As governments around Australia followed the New South Wales example, other states and territories developed their own response – all have retained a system of appointment of senior counsel, administered somewhat differently.
There has been public criticism of the system from time to time – usually by or on behalf of unsuccessful applicants. The protocol has been revised from time to time. The Honourable Trevor Morling QC undertook a review of the protocol and reported in March 1999. The public criticism of the system, both here and in Victoria (in relation to the somewhat different system applying there), has become greater over recent years. There has been media interest in the issue.
Present system
It is worth setting out some key aspects of the protocol. The purpose of the appointment is set out in paragraph 2 of the protocol:
The designation of Senior Counsel provides a public identification of barristers whose standing and achievements justify an expectation, on the part of those who may need their services as well as on the part of the judiciary and the public, that they can provide outstanding services as advocates and advisers, to the good of the administration of justice.

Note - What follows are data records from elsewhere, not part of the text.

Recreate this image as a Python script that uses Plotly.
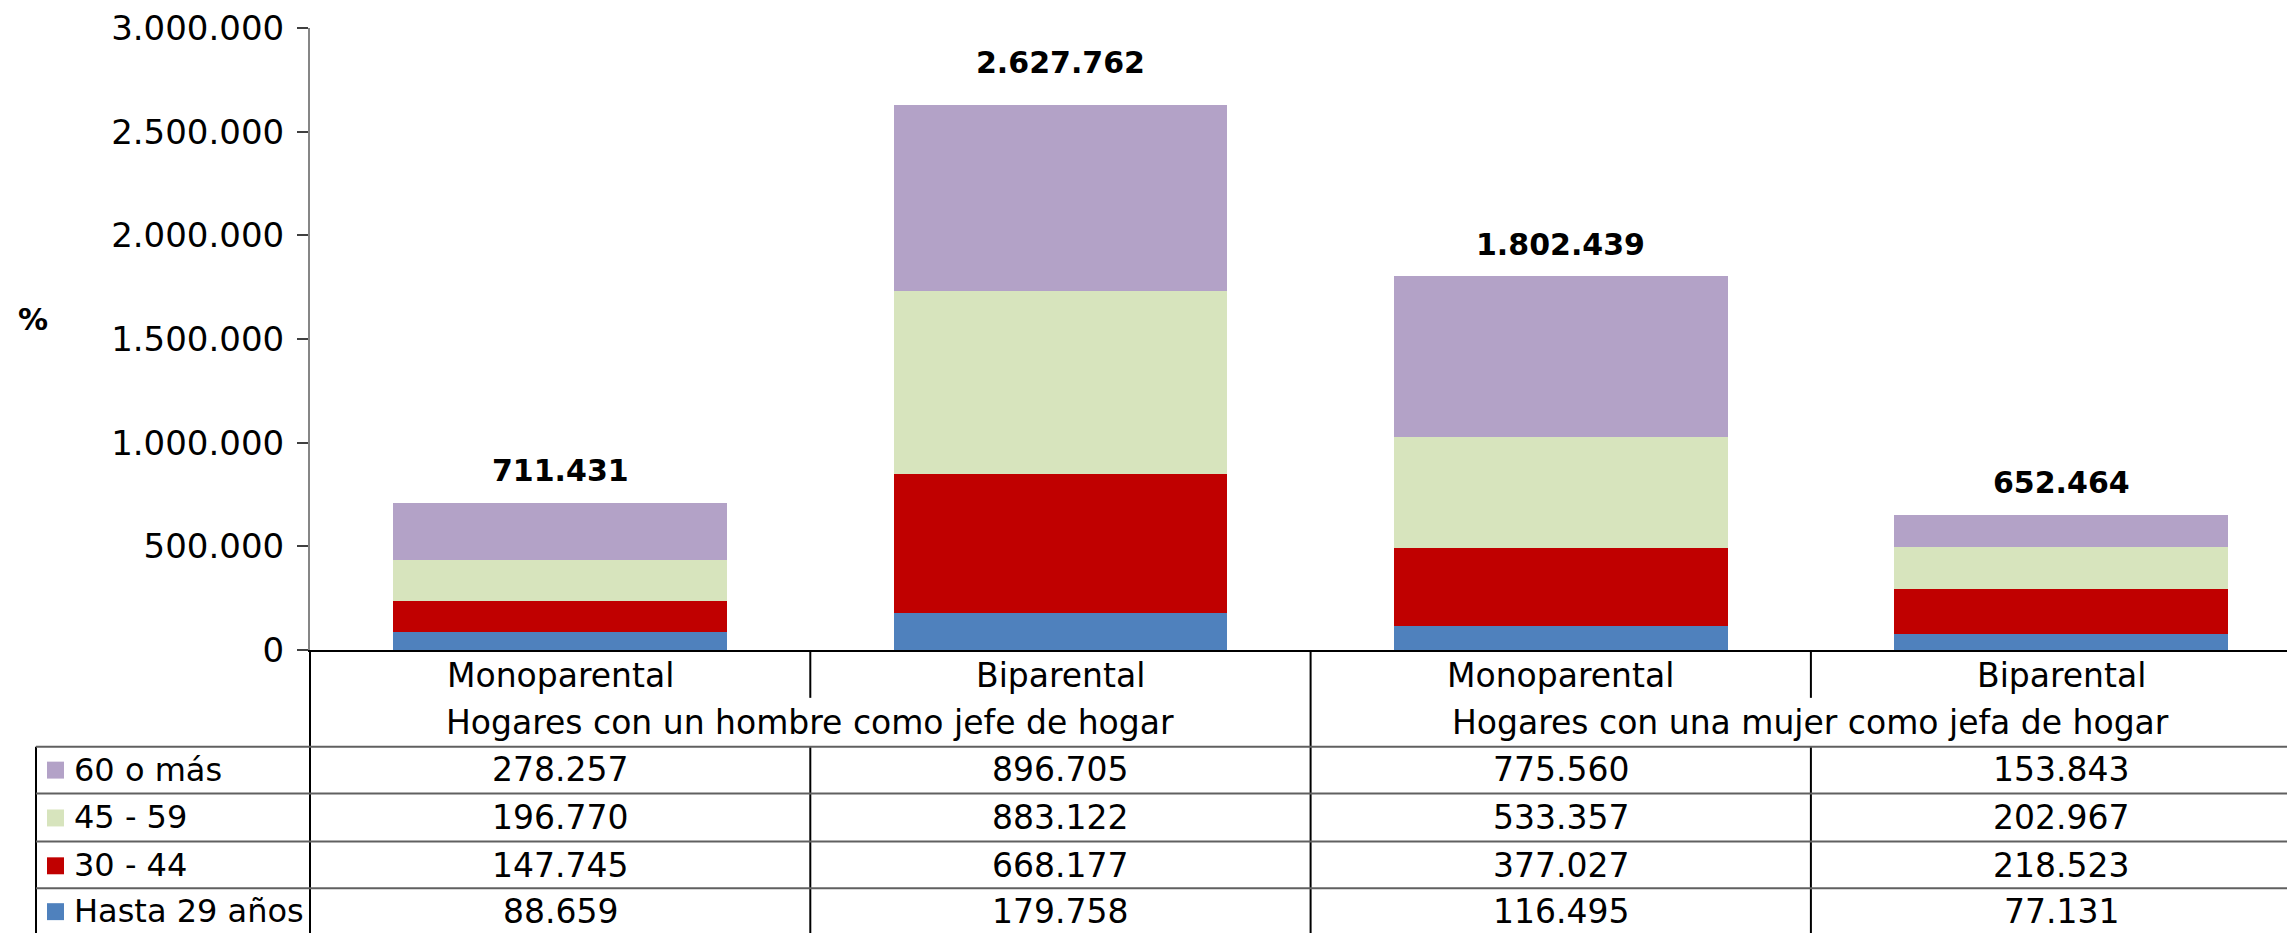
import plotly.graph_objects as go

# datos
categorias = ['Monoparental', 'Biparental', 'Monoparental', 'Biparental']
grupos = ['Hogares con un hombre como jefe de hogar', 'Hogares con una mujer como jefa de hogar']
hasta_29 = [88659, 179758, 116495, 77131]
de_30_44 = [147745, 668177, 377027, 218523]
de_45_59 = [196770, 883122, 533357, 202967]
de_60_mas = [278257, 896705, 775560, 153843]
y_ticks = [0, 500000, 1000000, 1500000, 2000000, 2500000, 3000000]

series = [
    ('Hasta 29 años', hasta_29, '#4F81BD'),
    ('30 - 44', de_30_44, '#C00000'),
    ('45 - 59', de_45_59, '#D7E4BD'),
    ('60 o más', de_60_mas, '#B3A2C7'),
]

OFF = 8  # margen del body de la pagina
W, H = 2295 - OFF, 933 - OFF
# area del grafico en pixeles de pagina
L, R, T, B = 310, 2295, 26, 650
CAT_W = 500.3
FONT = 'DejaVu Sans'
FS = 33


def fmt(v):
    return f"{v:,}".replace(',', '.')


def xp(px):
    return (px - L) / (R - L)


def yp(py):
    return (B - py) / (B - T)


def cat_px(d):
    return L + (d + 0.5) * CAT_W


def txt(x, y, text, xref='x', size=FS, xanchor='center'):
    return dict(x=x, y=y, xref=xref, yref='paper', text=text, showarrow=False,
                xanchor=xanchor, yanchor='middle', font=dict(family=FONT, size=size, color='black'))


x = list(range(len(categorias)))
fig = go.Figure()
for name, vals, col in series:
    fig.add_trace(go.Bar(x=x, y=vals, name=name, marker_color=col,
                         marker_line_width=0, width=0.667, showlegend=False))

totales = [sum(v) for v in zip(hasta_29, de_30_44, de_45_59, de_60_mas)]
ann = []
for i, t in enumerate(totales):
    ann.append(dict(x=i, y=t, xref='x', yref='y', text=f"<b>{fmt(t)}</b>", showarrow=False,
                    yanchor='middle', yshift=43 if t == max(totales) else 32,
                    font=dict(family=FONT, size=30, color='black')))

# etiquetas de categoria y grupo
for i, c in enumerate(categorias):
    ann.append(txt(i, yp(676), c))
for g, name in enumerate(grupos):
    ann.append(txt(2 * g + 0.5, yp(723), name))

# tabla de datos
row_y = [770, 818, 866, 912]
shapes = []
for r, (name, vals, col) in enumerate(reversed(series)):
    cy = row_y[r]
    for i, v in enumerate(vals):
        ann.append(txt(i, yp(cy), fmt(v)))
    ann.append(txt(xp(72), yp(cy), name, xref='paper', xanchor='left', size=32))
    shapes.append(dict(type='rect', xref='paper', yref='paper', x0=xp(47), x1=xp(64),
                       y0=yp(cy - 8), y1=yp(cy + 9), fillcolor=col, line_width=0))

ann.append(txt(xp(33), yp(318), '<b>%</b>', xref='paper', size=30))

line_black = dict(color='black', width=2)
line_gray = dict(color='#606060', width=2)
# eje y prolongado bajo el grafico
shapes.append(dict(type='line', xref='paper', yref='paper', x0=0, x1=0, y0=yp(650), y1=yp(940), line=line_black))
for i in range(len(categorias) - 1):
    xx = xp(cat_px(i + 0.5))
    if i == 1:
        shapes.append(dict(type='line', xref='paper', yref='paper', x0=xx, x1=xx, y0=yp(650), y1=yp(940), line=line_black))
    else:
        shapes.append(dict(type='line', xref='paper', yref='paper', x0=xx, x1=xx, y0=yp(650), y1=yp(698), line=line_black))
        shapes.append(dict(type='line', xref='paper', yref='paper', x0=xx, x1=xx, y0=yp(747), y1=yp(940), line=line_black))
shapes.append(dict(type='line', xref='paper', yref='paper', x0=xp(36), x1=xp(36), y0=yp(747), y1=yp(940), line=line_black))
for hy in [747, 794, 842, 889]:
    shapes.append(dict(type='line', xref='paper', yref='paper', x0=xp(36), x1=1, y0=yp(hy), y1=yp(hy), line=line_gray))

fig.update_layout(
    width=W, height=H, autosize=False,
    margin=dict(l=L - OFF, r=2295 - R, t=T - OFF, b=933 - B, pad=0),
    barmode='stack',
    plot_bgcolor='white', paper_bgcolor='white',
    separators=',.',
    font=dict(family=FONT, size=FS, color='black'),
    annotations=ann, shapes=shapes,
    xaxis=dict(range=[-0.5, -0.5 + (R - L) / CAT_W], showticklabels=False, ticks='',
               showline=True, linecolor='black', linewidth=2, showgrid=False, zeroline=False),
    yaxis=dict(range=[0, 3000000], tickvals=y_ticks, tickformat=',d', showgrid=False, zeroline=False,
               showline=True, linecolor='#868686', linewidth=2, ticks='outside', ticklen=11,
               tickcolor='#404040', tickwidth=1.5, ticklabelstandoff=6, ticklabeloverflow='allow',
               tickfont=dict(family=FONT, size=34, color='black')),
)

fig.write_html("out.html")
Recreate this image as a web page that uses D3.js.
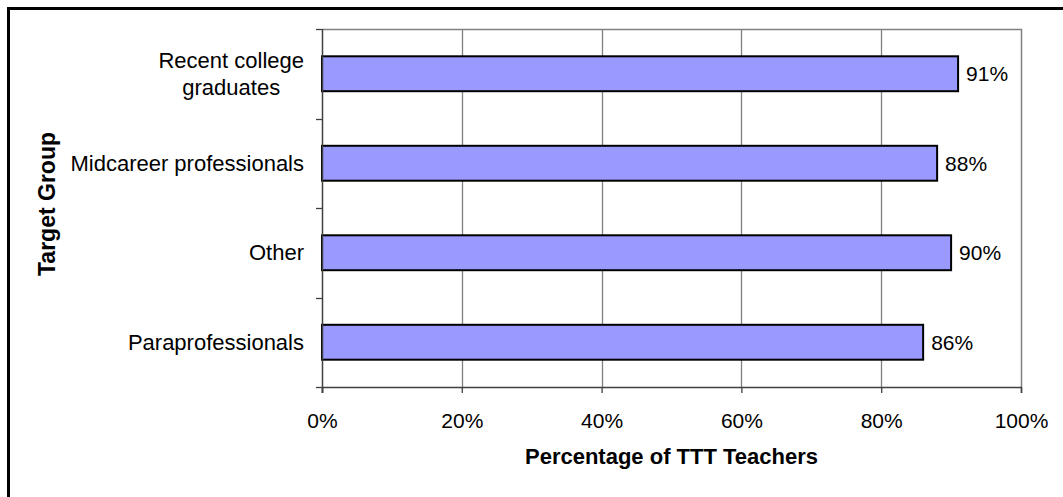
<!DOCTYPE html>
<html>
<head>
<meta charset="utf-8">
<script src="https://cdn.jsdelivr.net/npm/d3@7"></script>
<style>
  body { margin:0; background:#fff; }
  text { font-family:"Liberation Sans", Arial, sans-serif; fill:#000; }
</style>
</head>
<body>
<div id="chart"></div>
<script>
// categories top to bottom
var groups = [["Recent college","graduates"],["Midcareer professionals"],["Other"],["Paraprofessionals"]];
var values = [91, 88, 90, 86];
var xTicks = [0, 20, 40, 60, 80, 100];

var W = 1063, H = 497;
var margin = {top:29, right:42, bottom:110, left:322};
var width = W - margin.left - margin.right,
    height = H - margin.top - margin.bottom;

var svg = d3.select("#chart").append("svg")
  .attr("width", W).attr("height", H);

// outer frame (runs off the picture on the right and bottom)
svg.append("rect")
  .attr("x", 8.5).attr("y", 8.5)
  .attr("width", W).attr("height", H)
  .attr("fill", "none").attr("stroke", "#000").attr("stroke-width", 3);

var g = svg.append("g").attr("transform", "translate(" + margin.left + "," + margin.top + ")");

var x = d3.scaleLinear().domain([0, 100]).range([0, width]);
var y = d3.scaleBand().domain(d3.range(groups.length)).range([0, height]).paddingInner(0.61).paddingOuter(0.305);

// gridlines
g.selectAll(".grid").data(xTicks.slice(1, -1)).join("line")
  .attr("x1", d => Math.round(x(d)) + 0.5).attr("x2", d => Math.round(x(d)) + 0.5)
  .attr("y1", 0).attr("y2", height)
  .attr("stroke", "#808080").attr("stroke-width", 1.3);

// plot frame top and right
g.append("path")
  .attr("d", "M0,0.5H" + (width + 0.5) + "V" + height)
  .attr("fill", "none").attr("stroke", "#808080").attr("stroke-width", 1.5);

// bars
g.selectAll(".bar").data(values).join("rect")
  .attr("class", "bar")
  .attr("x", 0)
  .attr("y", (d, i) => y(i))
  .attr("width", d => x(d))
  .attr("height", y.bandwidth())
  .attr("fill", "#9999FF").attr("stroke", "#000").attr("stroke-width", 2);

// value labels
g.selectAll(".val").data(values).join("text")
  .attr("x", d => x(d) + 8)
  .attr("y", (d, i) => y(i) + y.bandwidth() / 2)
  .attr("dy", "0.35em")
  .style("font-size", "21px")
  .text(d => d + "%");

// x axis
var xAxis = d3.axisBottom(x).tickValues(xTicks).tickSize(6).tickFormat(d => d + "%");
var xg = g.append("g").attr("transform", "translate(0," + height + ")").call(xAxis);
xg.select(".domain").attr("stroke", "#404040").attr("stroke-width", 1.5);
xg.selectAll(".tick line").attr("stroke", "#404040").attr("stroke-width", 1.3);
xg.selectAll(".tick text").attr("y", 26).attr("dy", "0.71em")
  .style("font-size", "21px").style("font-family", "Liberation Sans, Arial, sans-serif").attr("fill", "#000");

// y axis: ticks at band boundaries
var step = height / groups.length;
var yb = d3.range(groups.length + 1).map(i => i * step);
g.append("line").attr("x1", 0.5).attr("x2", 0.5).attr("y1", 0).attr("y2", height + 6)
  .attr("stroke", "#404040").attr("stroke-width", 1.5);
g.selectAll(".ytick").data(yb).join("line")
  .attr("x1", -6).attr("x2", 0)
  .attr("y1", d => Math.round(d) + 0.5).attr("y2", d => Math.round(d) + 0.5)
  .attr("stroke", "#404040").attr("stroke-width", 1.3);

// category labels, wrapped lines centred on each other, block right-aligned
var labelRight = -18, lineH = 27;
groups.forEach(function(lines, i) {
  var t = g.append("text").style("font-size", "22px").attr("text-anchor", "middle");
  lines.forEach(function(s, j) {
    t.append("tspan").attr("x", 0)
      .attr("y", y(i) + y.bandwidth() / 2 + (j - (lines.length - 1) / 2) * lineH)
      .attr("dy", "0.35em").text(s);
  });
  var maxW = d3.max(t.selectAll("tspan").nodes(), n => n.getComputedTextLength());
  t.selectAll("tspan").attr("x", labelRight - maxW / 2);
});

// axis titles
g.append("text")
  .attr("x", width / 2).attr("y", height + 77)
  .attr("text-anchor", "middle")
  .style("font-size", "22px").style("font-weight", "bold")
  .text("Percentage of TTT Teachers");

svg.append("text")
  .attr("transform", "translate(55," + (margin.top + height / 2 - 4) + ") rotate(-90)")
  .attr("text-anchor", "middle")
  .style("font-size", "23px").style("font-weight", "bold")
  .text("Target Group");
</script>
</body>
</html>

Paragraph 4 provides that:
Appointment as Senior Counsel should be restricted to practising advocates, with acknowledgment of the importance of the work performed by way of giving advice as well as appearances in courts and other tribunals.
The essential criteria for appointment are identified (in paragraph 6) as learning, skill, integrity and honesty, independence, disinterestedness, diligence and experience.
Paragraph 7 is somewhat controversial, providing:
Senior counsel will have demonstrated leadership in:
• developing a diverse community of the bar; or
• making a significant contribution to Australian society as a barrister.
The protocol provides for a Selection Committee (paragraph 9) which in turn chooses a Consultation Group (paragraph 11). The Selection Committee can summarily reject an application (paragraph 16) but must seek comments on all remaining applicants from the Consultation Group (paragraph 17) and from the Judicial Consultation Group (paragraph 18).
The Selection Committee may consult with other persons (paragraph 19) and consult again with any of the persons from whom comments have been received (paragraph 20). The committee then makes final selection (paragraph 21). The chief justice of New South Wales has a veto (paragraphs 22 and 23).
A copy of the Cover Sheet for Senior Counsel Application 2009 which is to be attached to an application together with a Guide to Practical Aspects of
the Appointment of Silk in New South Wales promulgated by the president in July 2009 are available on the New South Wales Bar Association website, and can be regarded as incorporated by reference in this report. These documents flesh out the relatively general provisions of the protocol.
In 2008 127 barristers applied and 645 judges and other members of the profession were consulted as part of the consultation group and the judicial consultation group. Fourteen applications were successful.
In 2009 there were 120 applicants, 648 persons consulted and 18 applications were successful.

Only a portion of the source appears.